The other piece of control that we must consider is concerning other adults in our child’s life. These are the adults that have to prove they are in charge, typically by being overly harsh, critical, or cruel. These adults regularly risk the relationship with our child in attempts to achieve conformity through any means. Conformity is rarely seen in SWC because they have such creativity, and when an adult attempts to force particular behaviors from the SWC they will always revolt. If you are in charge, a child assumes that it is a given position and there is really no need for you - as an adult - to prove it. But SWC have an uncanny sense for insecure adults; it may be the way they walk, talk, the turn of head, or possibly the way they smell. Regardless, SWC always know when an adult is weak, probably by the adult’s use of ultimatums. These particular adults may eventually crumble under the tenacity of the SWC but in the battle will harm the relationship by continuing to struggle. A SWC thinks something like this: “If you have to prove you are the boss, you must question your own authority and ability to control me. Give me a little while and I will find your weakness, proving that you are ultimately correct and not capable of being the boss.” Let us keep in mind that strong willed children grow up and become strong willed adults. Strong willed adults know they are in charge of the child merely by position - it is a given, so why waste time proving we are in charge? We simply display it. But this is not true for the “I gotta prove I am the adult here” mentality. And these are the individuals that will lock into the battle of wills with a SWC not looking at the bigger picture of healthy development. Because of the possible detrimental effect these adults can have on a SWC I always suggest shielding them as much as possible from extended contact.
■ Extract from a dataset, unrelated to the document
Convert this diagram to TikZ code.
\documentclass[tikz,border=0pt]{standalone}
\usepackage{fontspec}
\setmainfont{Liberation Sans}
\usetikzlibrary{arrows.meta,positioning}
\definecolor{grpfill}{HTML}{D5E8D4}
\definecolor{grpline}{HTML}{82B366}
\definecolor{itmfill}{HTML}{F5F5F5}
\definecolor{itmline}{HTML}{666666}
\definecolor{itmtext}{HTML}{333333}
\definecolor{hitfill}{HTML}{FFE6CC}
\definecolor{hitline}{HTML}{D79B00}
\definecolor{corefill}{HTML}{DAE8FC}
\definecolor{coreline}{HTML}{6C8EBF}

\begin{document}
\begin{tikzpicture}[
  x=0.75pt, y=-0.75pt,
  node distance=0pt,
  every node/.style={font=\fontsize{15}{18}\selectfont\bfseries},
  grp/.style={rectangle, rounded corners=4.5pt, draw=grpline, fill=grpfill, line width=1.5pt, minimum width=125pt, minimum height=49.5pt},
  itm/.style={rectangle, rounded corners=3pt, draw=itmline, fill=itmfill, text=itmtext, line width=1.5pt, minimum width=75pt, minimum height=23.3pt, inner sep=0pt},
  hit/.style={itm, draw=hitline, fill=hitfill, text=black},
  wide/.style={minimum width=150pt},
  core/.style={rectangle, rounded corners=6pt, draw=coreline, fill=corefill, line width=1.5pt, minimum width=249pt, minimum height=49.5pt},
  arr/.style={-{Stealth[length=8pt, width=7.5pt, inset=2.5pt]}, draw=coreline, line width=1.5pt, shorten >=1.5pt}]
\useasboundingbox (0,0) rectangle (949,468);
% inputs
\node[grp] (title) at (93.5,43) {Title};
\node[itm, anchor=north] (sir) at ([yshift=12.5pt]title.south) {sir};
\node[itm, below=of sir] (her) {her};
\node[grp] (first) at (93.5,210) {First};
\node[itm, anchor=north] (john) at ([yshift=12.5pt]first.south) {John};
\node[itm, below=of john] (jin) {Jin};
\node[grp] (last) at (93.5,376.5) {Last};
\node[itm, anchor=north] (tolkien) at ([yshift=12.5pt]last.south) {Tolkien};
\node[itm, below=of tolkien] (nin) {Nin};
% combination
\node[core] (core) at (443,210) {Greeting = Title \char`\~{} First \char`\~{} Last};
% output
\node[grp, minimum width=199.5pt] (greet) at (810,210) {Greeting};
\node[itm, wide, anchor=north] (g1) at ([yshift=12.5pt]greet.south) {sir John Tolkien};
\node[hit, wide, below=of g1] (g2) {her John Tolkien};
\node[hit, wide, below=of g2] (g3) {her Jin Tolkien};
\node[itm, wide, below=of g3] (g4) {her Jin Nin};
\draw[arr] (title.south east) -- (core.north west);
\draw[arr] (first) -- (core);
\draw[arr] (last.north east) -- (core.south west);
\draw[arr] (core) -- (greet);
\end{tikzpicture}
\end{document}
Let me conclude this blog with a slightly humorous story (although at the time I did not find it in the least bit funny.) When my family was young we had two dogs that needed cleaning up after in the yard. As the diligent parent I continuously looked for teachable moments in which I could instill responsibility in my offspring. (Ok, maybe I hated doing the “dog-doo-duty” and was really hoping to push it off on my unsuspecting children, but at least it looked like a good lesson to the rest of the world…) At dinner I declared I would pay an increase of allowance to the individual that would assume the weekly responsibility of “dog-doo-duty.” Being a little entrepreneur, my son (around 4 years old at the time) asked the outlines of said duty and the subsequent financial payoff. I really hated the job so I offered $10 for the task, at which my loving spouse declared he would do it for $10 and not pay more than $5 to our aspiring offspring. This began the struggle of the century - one my son remembers to this day - which lasted more than an hour when finally I asked “Son, what are you trying to prove?” At this point he firmly planted his feet, put his little fists on his hips (kind of a Peter Pan stance from the movie “Hook”) and declared full voice “I am darn well gonna win!” I have planted that image indelibly in my mind to help me remember the calling of my little strong willed boy in this great vast world….”I am darn going to win”….may you also remember.